Jana Zaborowskiego – prezesa Pomorskiego Stowarzyszenia Sołtysów nie trzeba nikomu przedstawiać. I choć jest już w dojrzałym wieku, czasami mamy wrażenie, że energii może pozazdrościć mu nie jeden nastolatek. Tak drodzy Państwo Jan Zaborowski nie jest tylko prezesem PSS, ale pełni jeszcze wiele innych funkcji.

Od listopada 2014 r. jest w zarządzie powiatu kościerskiego.
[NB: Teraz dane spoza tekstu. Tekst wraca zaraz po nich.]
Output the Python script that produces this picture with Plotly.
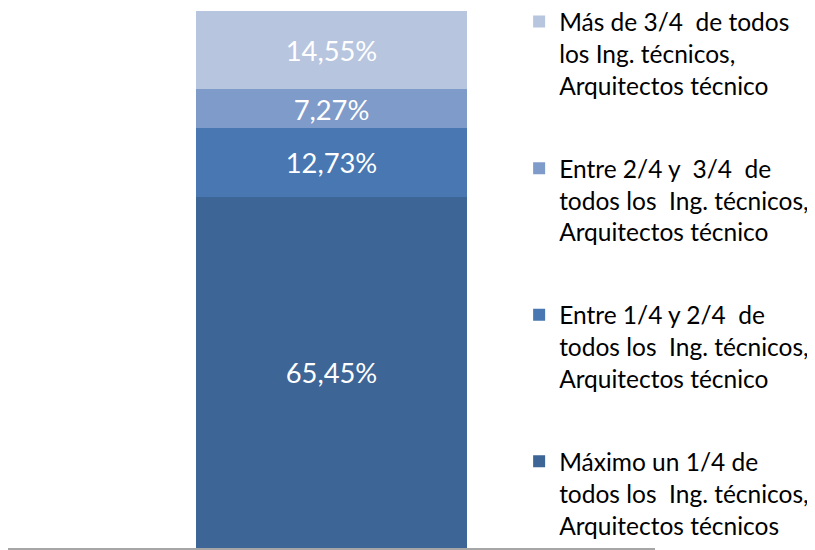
import plotly.graph_objects as go

categories = [""]
series_names = [
    "Máximo un 1/4 de<br>todos los  Ing. técnicos,<br>Arquitectos técnicos",
    "Entre 1/4 y 2/4  de<br>todos los  Ing. técnicos,<br>Arquitectos técnico",
    "Entre 2/4 y  3/4  de<br>todos los  Ing. técnicos,<br>Arquitectos técnico",
    "Más de 3/4  de todos<br>los Ing. técnicos,<br>Arquitectos técnico",
]
series_values = [65.45, 12.73, 7.27, 14.55]
colors = ["#3D6596", "#4877B1", "#7F9BC9", "#B8C5DF"]

fig = go.Figure()
n = len(series_names)
for i, (name, val, col) in enumerate(zip(series_names, series_values, colors)):
    fig.add_trace(go.Bar(
        x=categories, y=[val], name=name,
        marker=dict(color=col, line=dict(width=0)),
        texttemplate="%{y:.2f}%", textposition="inside",
        insidetextanchor="middle",
        textfont=dict(color="white", size=29, family="Lato"),
        legendgroup=f"g{i}", legendrank=n - i,
    ))

fig.update_layout(
    barmode="stack",
    bargap=0.581,
    separators=",.",
    width=807, height=542,
    margin=dict(l=0, r=160, t=3, b=2, autoexpand=False),
    paper_bgcolor="white", plot_bgcolor="white",
    font=dict(family="Lato", size=24.5, color="black"),
    showlegend=True,
    legend=dict(
        x=0.790, xanchor="left", y=1.022, yanchor="top",
        traceorder="grouped", valign="top",
        tracegroupgap=48, maxheight=1.0,
        font=dict(family="Lato", size=24.5, color="black"),
        bgcolor="rgba(0,0,0,0)",
    ),
    xaxis=dict(showline=True, linecolor="#A6A6A6", linewidth=2,
               showticklabels=False, ticks="", showgrid=False, zeroline=False,
               fixedrange=True),
    yaxis=dict(range=[0, 100], visible=False, showgrid=False, zeroline=False),
    uniformtext=dict(minsize=10, mode="show"),
)

fig.write_html("out.html")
Jak szepnął nam kiedyś w kuluarach – Jest dużo roboty, ale co mam zrobić, to moja mała ojczyzna, a póki Bóg daje siły to trzeba pracować! – skwitował przyjęcie na siebie nowych obowiązków w zarządzie powiatu. Kierowany przez niego związek sołtysów pomorskich rośnie w siłę. Członków coraz więcej, wydarzeń i przedsięwzięć też. Związek ma też swoich sołtysów honorowych m.in. JE metropolitę gdańskiego abp Sławoja Leszka Głódzia czy b. marszałka województwa pomorskiego Jana Kozłowskiego. W tym roku sołecki kapelusz otrzyma kolejna osoba. My już wiemy kto to jest, ale zdradzić nie zdradzimy. Ma rzadko spotykane imię, które się podoba i również kieruje jedną z organizacji bardzo ważnych dla województwa pomorskiego. O kim mowa dowiecie się z naszej relacji w kolejnym numerze.
Ale wróćmy do sedna sprawy – Jan Zaborowski swoją ciężką pracą uświadomił wielu mieszkańcom województwa pomorskiego czym jest mała kościerska wieś – Grzybowo. Tak to właśnie tam mieści się siedziba PSS. Ale ad rem. Prezes Jan ma swój mały jubileusz, otóż pełni funkcje sołtysa Grzybowa już ponad 20 lat! Z tej okazji życzymy mu pomyślności wszelkiej, dużo zdrowia, pasji i energii, którą daje ludziom. Janie oby tak dalej!